JD | Feb 21, 2002 03:28 AM

I've just come across a book that was first published in 1997 and should have been fascinating to Chowhounds, so much so that I was surprised not to have seen it mentioned either in this board (I searched every page) or in the international board.

So at the risk of repeating a post I missed in my search, here is a quick review.

The title is "Feeding Frenzy: A Race Across Europe in Search of the Perfect Meal" and the author is Stuart Stevens.

Stuart and his friend Rachel (known as "Rat") decide to go to Europe: "I think we should go," she said decisively. "Just to eat."

He wants to make the trip "in a very American car ... an old Mustang convertible ... that way no one could think we were English -- a particularly disturbing notion -- or French, which would also be highly regrettable." She wants to bring along Henry, a golden retriever. They want to eat at every Michelin 3 star restaurant in Europe. Rat's friend Carl offers to pay the bill as long as they visit all 29 restaurants on 29 consecutive days.

They set out to do all these things. The resulting story is sufficiently strange that at first I was convinced it was fictitious. Rat, a former model, is so ravishingly attractive that doors of 3 star temples fly open to them on minimal notice. Star chefs invite them for drinks and spend hours talking with them. The Mustang suffers repeated mechanical troubles, yet makes it from one end of Europe to the other, always reviving miraculously after the latest complete breakdown. Henry the dog is somehow admitted into trains, hotels and restaurants.

But at least for England and France (it also covers Belgium, Italy and Germany which I don't know as well) the details seem completely right, and my guess is that the real story generally matches this entertaining tale.

Stevens is knowledgeable about food and some of the best food writers, so the coverage of the meals is interesting and at times deeply insightful, though he doesn't feel duty bound to describe every dish, every wine. Devout foodies will complain that he spends too much time talking about things other than food: his lovely companion, his troublesome car, his hatred of Germans. He runs out of space (or energy) toward the end, and rushes through 10 of the 3 star places in the final 35 pages of a 265 page book.
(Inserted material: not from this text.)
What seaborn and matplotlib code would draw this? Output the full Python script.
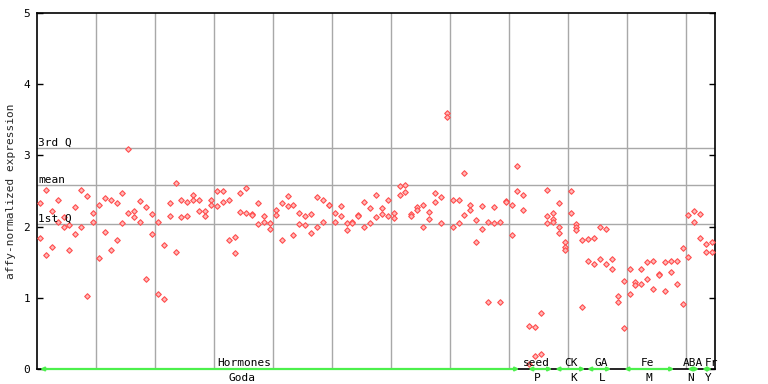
import matplotlib
matplotlib.use("Agg")
import matplotlib.pyplot as plt
import numpy as np
import pandas as pd
import seaborn as sns

# ---------------- data ----------------
hormones_goda = [
    (2.33, 1.84), (2.51, 1.60), (2.22, 1.71), (2.38, 2.07), (2.13, 1.99),
    (2.02, 1.67), (2.27, 1.89), (2.52, 1.99), (2.43, 1.02), (2.19, 2.07),
    (2.31, 1.56), (2.40, 1.93), (2.38, 1.67), (2.33, 1.81), (2.47, 2.05),
    (3.09, 2.19), (2.22, 2.13), (2.36, 2.07), (2.27, 1.27), (2.17, 1.89),
    (2.07, 1.05), (1.74, 0.99), (2.33, 2.15), (2.61, 1.65), (2.38, 2.13),
    (2.34, 2.15), (2.45, 2.37), (2.38, 2.22), (2.22, 2.15), (2.37, 2.30),
    (2.50, 2.29), (2.50, 2.34), (2.37, 1.81), (1.86, 1.63), (2.47, 2.20),
    (2.54, 2.19), (2.17, 2.16), (2.33, 2.03), (2.15, 2.07), (2.05, 1.96),
    (2.23, 2.16), (2.33, 1.81), (2.43, 2.29), (2.30, 1.88), (2.19, 2.03),
    (2.15, 2.02), (2.17, 1.91), (2.41, 1.99), (2.37, 2.07), (2.31, 2.31),
    (2.19, 2.06), (2.29, 2.15), (2.05, 1.95), (2.07, 2.05), (2.16, 2.15),
    (2.34, 1.99), (2.26, 2.05), (2.45, 2.13), (2.26, 2.17), (2.37, 2.15),
    (2.19, 2.12), (2.57, 2.44), (2.59, 2.48), (2.17, 2.15), (2.27, 2.24),
    (2.30, 2.00), (2.20, 2.10), (2.47, 2.34), (2.41, 2.05), (3.59, 3.54),
    (2.37, 1.99), (2.38, 2.05), (2.75, 2.16), (2.30, 2.23), (2.09, 1.79),
    (2.29, 1.96), (2.06, 0.94), (2.27, 2.05), (2.07, 0.94), (2.36, 2.35),
    (2.30, 1.88), (2.85, 2.50), (2.45, 2.24),
]
seed_p = [(0.61, 0.07), (0.59, 0.18), (0.78, 0.21)]
ck_k = [(2.52, 2.15, 2.05), (2.19, 2.10, 2.07), (2.33, 1.99, 1.91),
        (1.79, 1.72, 1.67), (2.50, 2.19), (2.03, 1.99, 1.95)]
ga_l = [(1.81, 0.87), (1.82, 1.51), (1.84, 1.47), (2.00, 1.54), (1.96, 1.47),
        (1.54, 1.41)]
fe_m = [(1.02, 0.94), (1.23, 0.57), (1.41, 1.06), (1.22, 1.18), (1.40, 1.20),
        (1.50, 1.27), (1.51, 1.12), (1.34, 1.32), (1.50, 1.09), (1.51, 1.36),
        (1.51, 1.19), (1.70, 0.91)]
aba_n = [(2.16, 1.57), (2.22, 2.07), (2.17, 1.84)]
fr_y = [(1.75, 1.64), (1.79, 1.65)]

group_names = ["Hormones", "seed", "CK", "GA", "Fe", "ABA", "Fr"]
group_codes = ["Goda", "P", "K", "L", "M", "N", "Y"]
group_samples = [hormones_goda, seed_p, ck_k, ga_l, fe_m, aba_n, fr_y]

quartile_labels = ["3rd Q", "mean", "1st Q"]
quartile_values = [3.10, 2.58, 2.03]

y_ticks = [0, 1, 2, 3, 4, 5]

# ---------------- build long-form table ----------------
rows = []
pos = 0
for name, samples in zip(group_names, group_samples):
    for sample in samples:
        for v in sample:
            rows.append({"sample": pos, "expression": v, "group": name})
        pos += 1
df = pd.DataFrame(rows)
n_samples = pos

# ---------------- figure ----------------
sns.set_style("white")
plt.rcParams["font.family"] = ["DejaVu Sans Mono", "DejaVu Sans"]
fig = plt.figure(figsize=(7.68, 3.84), dpi=100)
ax = fig.add_axes([37 / 768, 15 / 384, 678 / 768, 356 / 384])

sns.scatterplot(data=df, x="sample", y="expression", marker="D", s=8,
                color="#ffb8b8", edgecolor="#ff4d4d", linewidth=0.8,
                legend=False, ax=ax, zorder=3)

ax.set_xlim(-0.5, n_samples - 0.5)
ax.set_ylim(0, 5)

# vertical grid every 10 samples
for gx in np.arange(9.5, n_samples - 1, 10):
    ax.axvline(gx, color="#a8a8a8", lw=1.0, zorder=1)

# quartile / mean lines
for lab, val in zip(quartile_labels, quartile_values):
    ax.axhline(val, color="#a8a8a8", lw=1.0, zorder=1)
    ax.annotate(lab, xy=(0, val), xycoords=("axes fraction", "data"),
                xytext=(1, 1.8), textcoords="offset points",
                ha="left", va="baseline", fontsize=8, color="black")

# axes styling
for s in ax.spines.values():
    s.set_color("black")
    s.set_linewidth(1.2)
ax.set_xticks([])
ax.set_yticks(y_ticks)
ax.set_yticklabels([str(t) for t in y_ticks])
ax.tick_params(axis="y", direction="in", length=4.5, width=1, pad=5,
               labelsize=8, left=True, right=True, labelright=False,
               colors="black")
ax.set_xlabel("")
ax.set_ylabel("affy-normalized expression", fontsize=8, labelpad=5)

# group annotations at bottom
span_start = [0.0, 82.8, 87.4, 92.8, 99.1, 109.8, 112.3]
span_end = [81.3, 86.9, 92.5, 96.9, 107.6, 111.8, 114.0]
name_x = [34.7, 84.2, 90.1, 95.2, 103.1, 110.7, 113.9]
code_x = [34.3, 84.4, 90.5, 95.4, 103.3, 110.3, 113.4]
green = "#4cf04c"
for nm, cd, a, b, nx, cx in zip(group_names, group_codes, span_start,
                                span_end, name_x, code_x):
    ax.annotate("", xy=(b, 0), xytext=(a, 0), xycoords="data",
                arrowprops=dict(arrowstyle="<|-|>", color=green, lw=1.6,
                                mutation_scale=5, shrinkA=0, shrinkB=0),
                annotation_clip=False, zorder=4)
    ax.annotate(nm, xy=(nx, 0), xytext=(0, 2.2), textcoords="offset points",
                ha="center", va="baseline", fontsize=8, color="black",
                annotation_clip=False)
    ax.annotate(cd, xy=(cx, 0), xytext=(0, -3), textcoords="offset points",
                ha="center", va="top", fontsize=8, color="black",
                annotation_clip=False)

fig.savefig("out.png", dpi=100, facecolor="white")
Finally, since many of the places mentioned are either out of business or no longer hold 3 stars, it is not useful as an up to date travel guide.

Nonetheless the book works well for what it is. Like much of what goes on in Chowhound, this is a light, quick read, not a book to pore over...a raspberry soufflé, not a 3 day lièvre à la royale, a book to be enjoyed on an airplane flight.

It is out of print in the US (though widely available used) but recently reissued in paperback in the UK.